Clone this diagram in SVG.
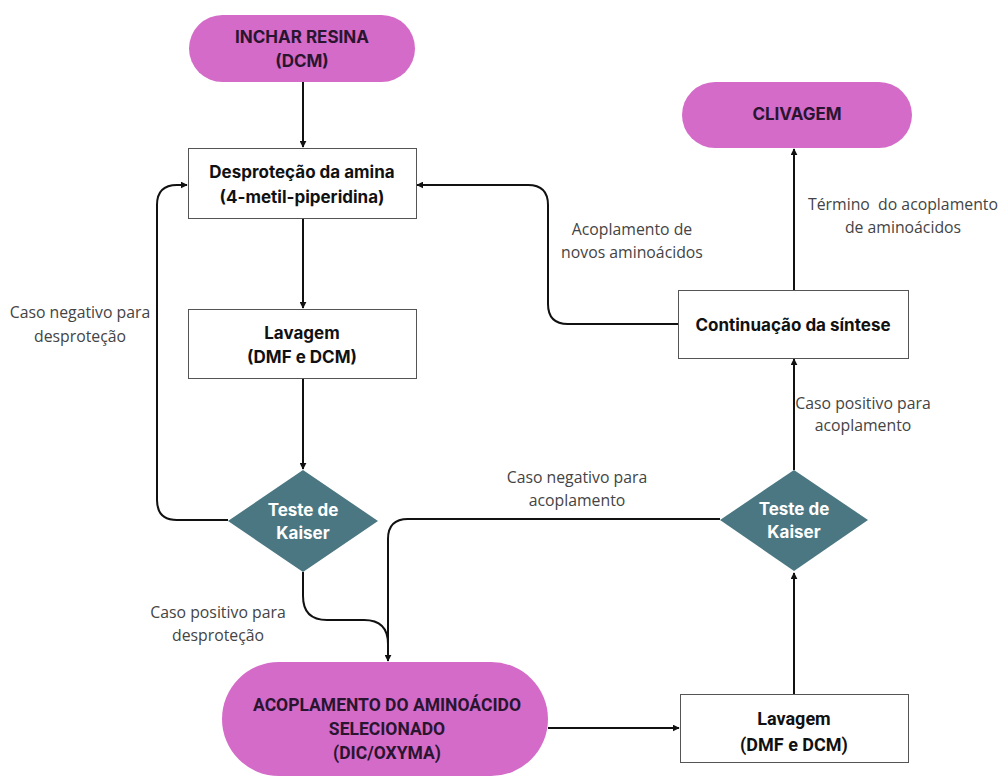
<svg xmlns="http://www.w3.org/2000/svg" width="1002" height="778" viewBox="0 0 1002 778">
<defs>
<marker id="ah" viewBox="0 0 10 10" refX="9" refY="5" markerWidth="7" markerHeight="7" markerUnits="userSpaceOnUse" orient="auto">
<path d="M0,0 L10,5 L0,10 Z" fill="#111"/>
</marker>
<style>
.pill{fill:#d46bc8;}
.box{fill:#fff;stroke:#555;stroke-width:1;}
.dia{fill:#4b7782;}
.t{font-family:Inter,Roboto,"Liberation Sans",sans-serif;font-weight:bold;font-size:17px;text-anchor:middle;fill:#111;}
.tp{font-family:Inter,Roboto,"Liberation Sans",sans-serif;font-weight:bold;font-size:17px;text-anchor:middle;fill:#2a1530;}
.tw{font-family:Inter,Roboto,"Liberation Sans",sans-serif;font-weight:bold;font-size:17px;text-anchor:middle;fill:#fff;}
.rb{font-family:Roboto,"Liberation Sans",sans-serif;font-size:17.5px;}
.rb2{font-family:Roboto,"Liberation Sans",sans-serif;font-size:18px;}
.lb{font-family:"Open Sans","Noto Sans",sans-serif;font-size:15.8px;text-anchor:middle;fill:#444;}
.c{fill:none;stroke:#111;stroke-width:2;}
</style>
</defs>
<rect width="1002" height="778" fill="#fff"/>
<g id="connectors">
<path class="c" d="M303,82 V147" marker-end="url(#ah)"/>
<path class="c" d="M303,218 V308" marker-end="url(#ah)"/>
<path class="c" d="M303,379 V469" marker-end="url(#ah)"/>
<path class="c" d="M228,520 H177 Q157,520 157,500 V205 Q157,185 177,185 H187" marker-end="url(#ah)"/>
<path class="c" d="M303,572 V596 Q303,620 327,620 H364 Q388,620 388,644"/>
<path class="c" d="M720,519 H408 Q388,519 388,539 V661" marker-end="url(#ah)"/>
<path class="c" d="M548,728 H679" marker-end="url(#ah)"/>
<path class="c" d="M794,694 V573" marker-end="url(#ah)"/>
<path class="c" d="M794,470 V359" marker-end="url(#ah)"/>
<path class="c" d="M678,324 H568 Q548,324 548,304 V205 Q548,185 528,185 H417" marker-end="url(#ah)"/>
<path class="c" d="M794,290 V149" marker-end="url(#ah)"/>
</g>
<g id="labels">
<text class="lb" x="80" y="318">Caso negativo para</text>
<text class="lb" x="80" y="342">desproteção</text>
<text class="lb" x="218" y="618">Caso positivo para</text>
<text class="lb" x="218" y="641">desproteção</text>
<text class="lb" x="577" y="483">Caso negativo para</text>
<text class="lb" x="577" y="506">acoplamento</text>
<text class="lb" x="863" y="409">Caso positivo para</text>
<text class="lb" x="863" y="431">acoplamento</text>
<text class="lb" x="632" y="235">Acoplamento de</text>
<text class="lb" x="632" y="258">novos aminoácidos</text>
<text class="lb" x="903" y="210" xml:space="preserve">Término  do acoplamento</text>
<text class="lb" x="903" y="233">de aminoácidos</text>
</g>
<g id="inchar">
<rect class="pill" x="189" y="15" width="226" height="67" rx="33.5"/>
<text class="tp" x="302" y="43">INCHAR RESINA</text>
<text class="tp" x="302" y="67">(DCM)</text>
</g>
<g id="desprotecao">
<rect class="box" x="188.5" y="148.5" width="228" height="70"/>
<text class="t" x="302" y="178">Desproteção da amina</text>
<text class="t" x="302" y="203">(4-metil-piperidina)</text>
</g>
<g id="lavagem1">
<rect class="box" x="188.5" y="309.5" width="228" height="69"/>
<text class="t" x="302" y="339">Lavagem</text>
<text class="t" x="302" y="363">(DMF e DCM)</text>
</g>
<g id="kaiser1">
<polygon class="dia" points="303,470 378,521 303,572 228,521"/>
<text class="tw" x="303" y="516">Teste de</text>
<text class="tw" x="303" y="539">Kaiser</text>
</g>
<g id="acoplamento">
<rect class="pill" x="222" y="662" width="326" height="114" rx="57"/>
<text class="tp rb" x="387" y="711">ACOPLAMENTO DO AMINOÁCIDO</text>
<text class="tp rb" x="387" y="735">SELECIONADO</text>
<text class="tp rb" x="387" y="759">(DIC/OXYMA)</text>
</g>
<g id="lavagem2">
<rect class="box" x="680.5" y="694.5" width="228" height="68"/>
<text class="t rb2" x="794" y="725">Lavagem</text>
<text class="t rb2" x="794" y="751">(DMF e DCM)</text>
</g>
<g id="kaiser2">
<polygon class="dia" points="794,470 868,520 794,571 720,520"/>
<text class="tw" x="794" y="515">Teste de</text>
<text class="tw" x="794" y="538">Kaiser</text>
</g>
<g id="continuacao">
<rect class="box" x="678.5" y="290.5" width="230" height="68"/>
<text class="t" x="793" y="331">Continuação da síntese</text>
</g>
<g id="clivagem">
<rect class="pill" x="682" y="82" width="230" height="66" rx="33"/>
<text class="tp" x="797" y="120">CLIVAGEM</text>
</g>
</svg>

[Exercise]:
Retype the listing exactly. Pictures do not belong in the copy.

[Response to the exercise]:
Clone this diagram in SVG.
<svg xmlns="http://www.w3.org/2000/svg" width="1002" height="778" viewBox="0 0 1002 778">
<defs>
<marker id="ah" viewBox="0 0 10 10" refX="9" refY="5" markerWidth="7" markerHeight="7" markerUnits="userSpaceOnUse" orient="auto">
<path d="M0,0 L10,5 L0,10 Z" fill="#111"/>
</marker>
<style>
.pill{fill:#d46bc8;}
.box{fill:#fff;stroke:#555;stroke-width:1;}
.dia{fill:#4b7782;}
.t{font-family:Inter,Roboto,"Liberation Sans",sans-serif;font-weight:bold;font-size:17px;text-anchor:middle;fill:#111;}
.tp{font-family:Inter,Roboto,"Liberation Sans",sans-serif;font-weight:bold;font-size:17px;text-anchor:middle;fill:#2a1530;}
.tw{font-family:Inter,Roboto,"Liberation Sans",sans-serif;font-weight:bold;font-size:17px;text-anchor:middle;fill:#fff;}
.rb{font-family:Roboto,"Liberation Sans",sans-serif;font-size:17.5px;}
.rb2{font-family:Roboto,"Liberation Sans",sans-serif;font-size:18px;}
.lb{font-family:"Open Sans","Noto Sans",sans-serif;font-size:15.8px;text-anchor:middle;fill:#444;}
.c{fill:none;stroke:#111;stroke-width:2;}
</style>
</defs>
<rect width="1002" height="778" fill="#fff"/>
<g id="connectors">
<path class="c" d="M303,82 V147" marker-end="url(#ah)"/>
<path class="c" d="M303,218 V308" marker-end="url(#ah)"/>
<path class="c" d="M303,379 V469" marker-end="url(#ah)"/>
<path class="c" d="M228,520 H177 Q157,520 157,500 V205 Q157,185 177,185 H187" marker-end="url(#ah)"/>
<path class="c" d="M303,572 V596 Q303,620 327,620 H364 Q388,620 388,644"/>
<path class="c" d="M720,519 H408 Q388,519 388,539 V661" marker-end="url(#ah)"/>
<path class="c" d="M548,728 H679" marker-end="url(#ah)"/>
<path class="c" d="M794,694 V573" marker-end="url(#ah)"/>
<path class="c" d="M794,470 V359" marker-end="url(#ah)"/>
<path class="c" d="M678,324 H568 Q548,324 548,304 V205 Q548,185 528,185 H417" marker-end="url(#ah)"/>
<path class="c" d="M794,290 V149" marker-end="url(#ah)"/>
</g>
<g id="labels">
<text class="lb" x="80" y="318">Caso negativo para</text>
<text class="lb" x="80" y="342">desproteção</text>
<text class="lb" x="218" y="618">Caso positivo para</text>
<text class="lb" x="218" y="641">desproteção</text>
<text class="lb" x="577" y="483">Caso negativo para</text>
<text class="lb" x="577" y="506">acoplamento</text>
<text class="lb" x="863" y="409">Caso positivo para</text>
<text class="lb" x="863" y="431">acoplamento</text>
<text class="lb" x="632" y="235">Acoplamento de</text>
<text class="lb" x="632" y="258">novos aminoácidos</text>
<text class="lb" x="903" y="210" xml:space="preserve">Término  do acoplamento</text>
<text class="lb" x="903" y="233">de aminoácidos</text>
</g>
<g id="inchar">
<rect class="pill" x="189" y="15" width="226" height="67" rx="33.5"/>
<text class="tp" x="302" y="43">INCHAR RESINA</text>
<text class="tp" x="302" y="67">(DCM)</text>
</g>
<g id="desprotecao">
<rect class="box" x="188.5" y="148.5" width="228" height="70"/>
<text class="t" x="302" y="178">Desproteção da amina</text>
<text class="t" x="302" y="203">(4-metil-piperidina)</text>
</g>
<g id="lavagem1">
<rect class="box" x="188.5" y="309.5" width="228" height="69"/>
<text class="t" x="302" y="339">Lavagem</text>
<text class="t" x="302" y="363">(DMF e DCM)</text>
</g>
<g id="kaiser1">
<polygon class="dia" points="303,470 378,521 303,572 228,521"/>
<text class="tw" x="303" y="516">Teste de</text>
<text class="tw" x="303" y="539">Kaiser</text>
</g>
<g id="acoplamento">
<rect class="pill" x="222" y="662" width="326" height="114" rx="57"/>
<text class="tp rb" x="387" y="711">ACOPLAMENTO DO AMINOÁCIDO</text>
<text class="tp rb" x="387" y="735">SELECIONADO</text>
<text class="tp rb" x="387" y="759">(DIC/OXYMA)</text>
</g>
<g id="lavagem2">
<rect class="box" x="680.5" y="694.5" width="228" height="68"/>
<text class="t rb2" x="794" y="725">Lavagem</text>
<text class="t rb2" x="794" y="751">(DMF e DCM)</text>
</g>
<g id="kaiser2">
<polygon class="dia" points="794,470 868,520 794,571 720,520"/>
<text class="tw" x="794" y="515">Teste de</text>
<text class="tw" x="794" y="538">Kaiser</text>
</g>
<g id="continuacao">
<rect class="box" x="678.5" y="290.5" width="230" height="68"/>
<text class="t" x="793" y="331">Continuação da síntese</text>
</g>
<g id="clivagem">
<rect class="pill" x="682" y="82" width="230" height="66" rx="33"/>
<text class="tp" x="797" y="120">CLIVAGEM</text>
</g>
</svg>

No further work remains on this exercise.